I’ve been looking on how to implement a history for entities in my thesis project. Essentialy, I’d need an endpoint which would return the timestamps and actions performed on sites’s data, to be displayed as: ‘[timestamp] User X updated Y, Z’, ‘[timestamp] User Y removed attachments..’ and so on.

Useful video on audit tables in database design: The Best Way To Add Audit Tables to Your Database - YouTube The approach of shadow tables that mimic the structure of the table we’re auditing seemed like a good approach. However, the sites also have a m:m relationship with taxonomies and localities, which begs the question whether to audit those tables or to store these relationships for the sites.

A more flexible way, which was also mentioned in the comments of the YouTube video, is to have a general audit table which stores jsonb for the entities. This was showcased in this Supabase article: Postgres Auditing in 150 lines of SQL. Essential to this is to have triggers instead of modifyig the service code for audit.

The challenging part is that we do not have just one table for sites that captures all the information about this entity but other joining tables.

The final approach I took was storing deltas between the versions instead of full snapshots. There are triggers that fire on the main sites table, as well as sites_images, sites_documents, sites_research, sites_taxonomies, sites_localities — you get the gist. The call the same function audit_trigger_func(). The audit table has columns for the table name, entity id being the site’s id, since we fetch the version history for sites as of now, operation (CREATE, UPDATE, DELETE), the JSON changes structure, the ID of the user who changed this, the time, and the related entity information. The latter concerns child rows (image, document, research, taxonomy, locality, null for the sites table itself).

The shape for the changes column was refined over time until I got it to fully capture everything I needed for the API response, and UI messages. This was the most challenging part of this feature for me, especially considering all the sibling tables and providing a clear, comprehensive change messages on the frontend.

For scalar field diffs used on the sites table itself, we capture this:

{ fieldKey: string; from?: unknown; to?: unknown }

For soft-deletion we get this:

[{ "fieldKey": "deleted", "from": false, "to": true }]

For FK fields in the sites table corresponding to taxonomies, the trigger resolves the name too, not just the ID, just like we resolve it for the child table rows.

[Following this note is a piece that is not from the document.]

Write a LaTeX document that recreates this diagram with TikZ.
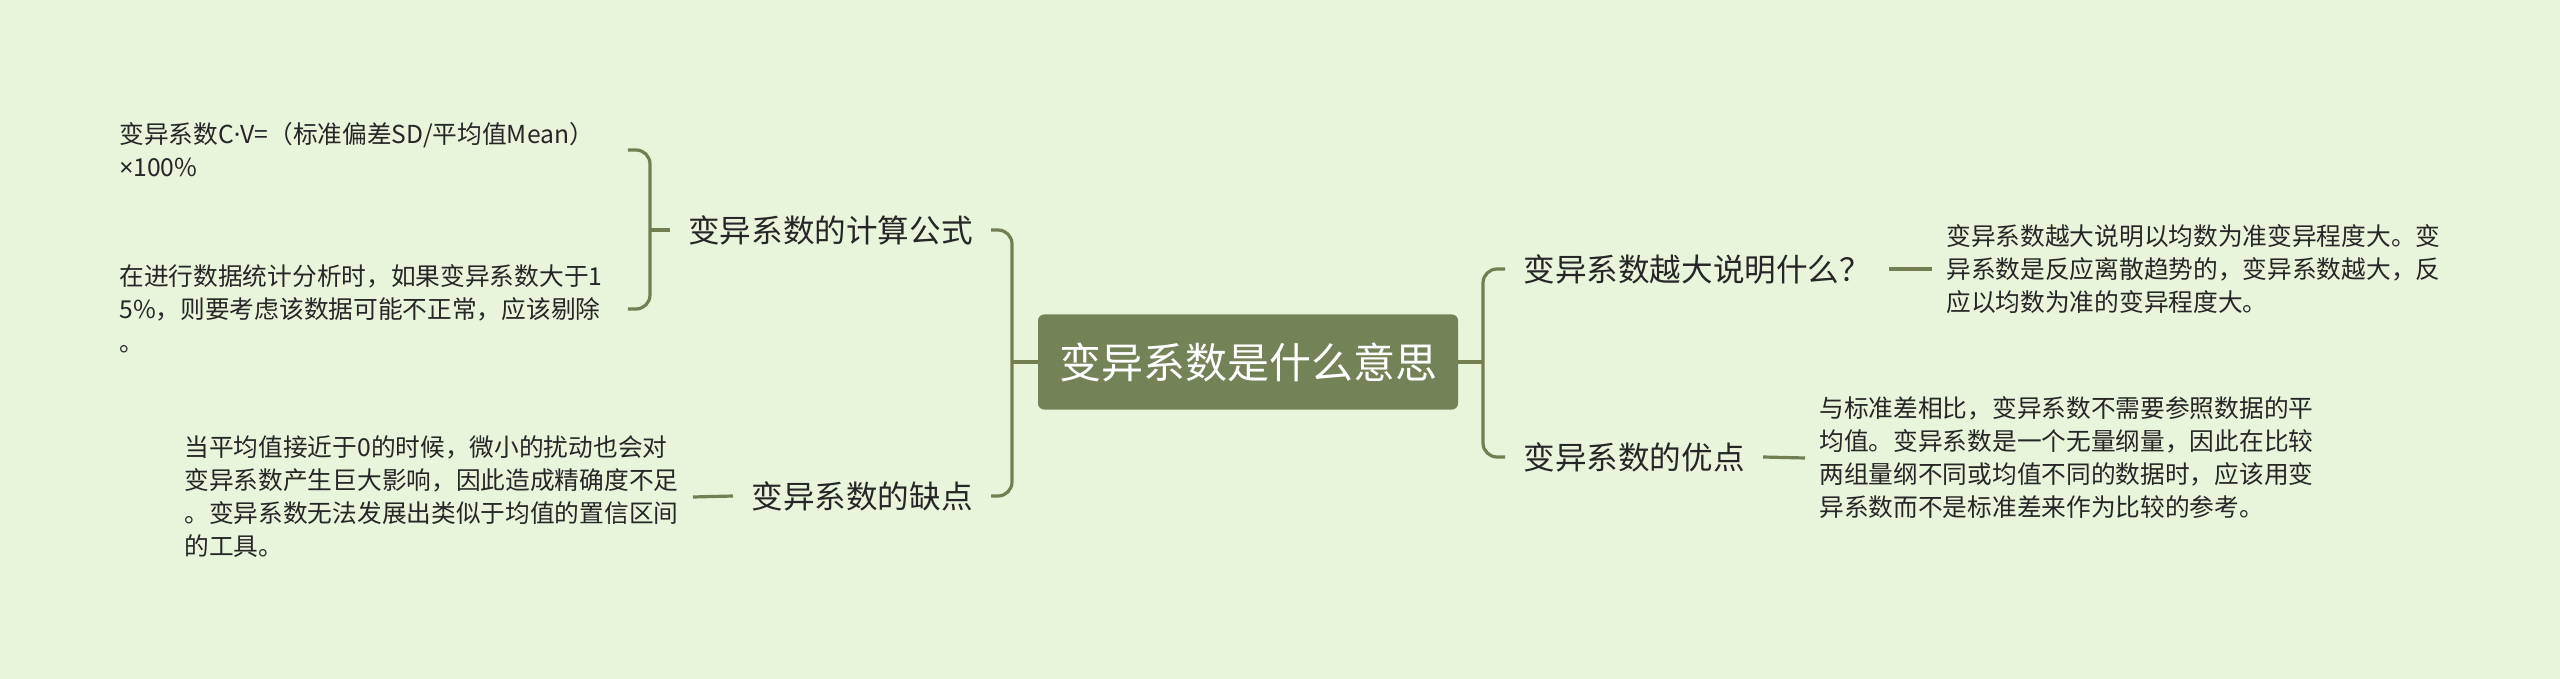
\documentclass[tikz,border=0pt]{standalone}
\usepackage{fontspec}
\setmainfont{Noto Sans CJK SC}
\newfontfamily\latinf{Noto Sans}
\definecolor{bgcol}{HTML}{E8F5DB}
\definecolor{maincol}{HTML}{748257}
\definecolor{conncol}{HTML}{737F52}
\definecolor{txtcol}{HTML}{262626}
\begin{document}
\begin{tikzpicture}[x=0.5pt,y=-0.5pt,
  conn/.style={draw=conncol, line width=1.6pt, rounded corners=7pt},
  leaf/.style={text=txtcol, font=\fontsize{12.35}{16.5}\selectfont, align=left, text width=247pt, inner xsep=7pt, inner ysep=0pt},
  branch/.style={text=txtcol, font=\fontsize{15.8}{19}\selectfont, inner xsep=9pt, inner ysep=2pt},
  root/.style={fill=maincol, text=white, rounded corners=3pt, font=\fontsize{21}{25}\selectfont, minimum width=210pt, minimum height=47.5pt}]
\fill[bgcol] (0,0) rectangle (2560,679);
\node[root] (c) at (1248,362) {变异系数是什么意思};
\coordinate (jl) at (1012,362);
\coordinate (jr) at (1483,362);
\coordinate (jb) at (650,230);
\node[branch, anchor=east] (b1) at (991,230) {变异系数的计算公式};
\node[branch, anchor=east] (b2) at (991,496) {变异系数的缺点};
\node[branch, anchor=west] (r1) at (1505,269) {变异系数越大说明什么？};
\node[branch, anchor=west] (r2) at (1505,457) {变异系数的优点};
\node[leaf, anchor=west] (l1) at (105,150) {变异系数C{\latinf ·}V=（标准偏差SD/平均值Mean）\\{\latinf ×}100\%};
\node[leaf, anchor=west] (l2) at (105,309) {在进行数据统计分析时，如果变异系数大于1\\5\%，则要考虑该数据可能不正常，应该剔除\\。};
\node[leaf, anchor=west] (l3) at (170,497) {当平均值接近于0的时候，微小的扰动也会对\\变异系数产生巨大影响，因此造成精确度不足\\。变异系数无法发展出类似于均值的置信区间\\的工具。};
\node[leaf, anchor=west] (r1l) at (1932,269) {变异系数越大说明以均数为准变异程度大。变\\异系数是反应离散趋势的，变异系数越大，反\\应以均数为准的变异程度大。};
\node[leaf, anchor=west] (r2l) at (1805,458) {与标准差相比，变异系数不需要参照数据的平\\均值。变异系数是一个无量纲量，因此在比较\\两组量纲不同或均值不同的数据时，应该用变\\异系数而不是标准差来作为比较的参考。};
\draw[conn] (c.west) -- (jl);
\draw[conn] (b1.east) -| (jl) |- (b2.east);
\draw[conn] (c.east) -- (jr);
\draw[conn] (r1.west) -| (jr) |- (r2.west);
\draw[conn] (l1.east) -| (jb) |- (l2.east);
\draw[conn] (jb) -- (b1.west);
\draw[conn] (b2.west) -- (l3.east);
\draw[conn] (r1.east) -- (r1l.west);
\draw[conn] (r2.east) -- (r2l.west);
\end{tikzpicture}
\end{document}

For the child table rows, the shape is like this:

{ fieldKey: string; added: Array<{ id: string; [key: string]: unknown }> | null; removed: ... | null }

When adding a new image, it looks like this:

[{
  "fieldKey": "images",
  "added": [{ "id": "...", "fileKey": "photo.jpg", "caption": "...", "imageType": "general_photograph", ... }],
  "removed": null
}]

The fields in the added and removed objects are determined based on the information we store for each type. Images have a different structure than taxonomies, for example. Furthermore, regular UPDATEs that produce no meaningful diffs are skipped.

I also got to learn about Postgres session variables, which I used to set the ID of the current user performing the change.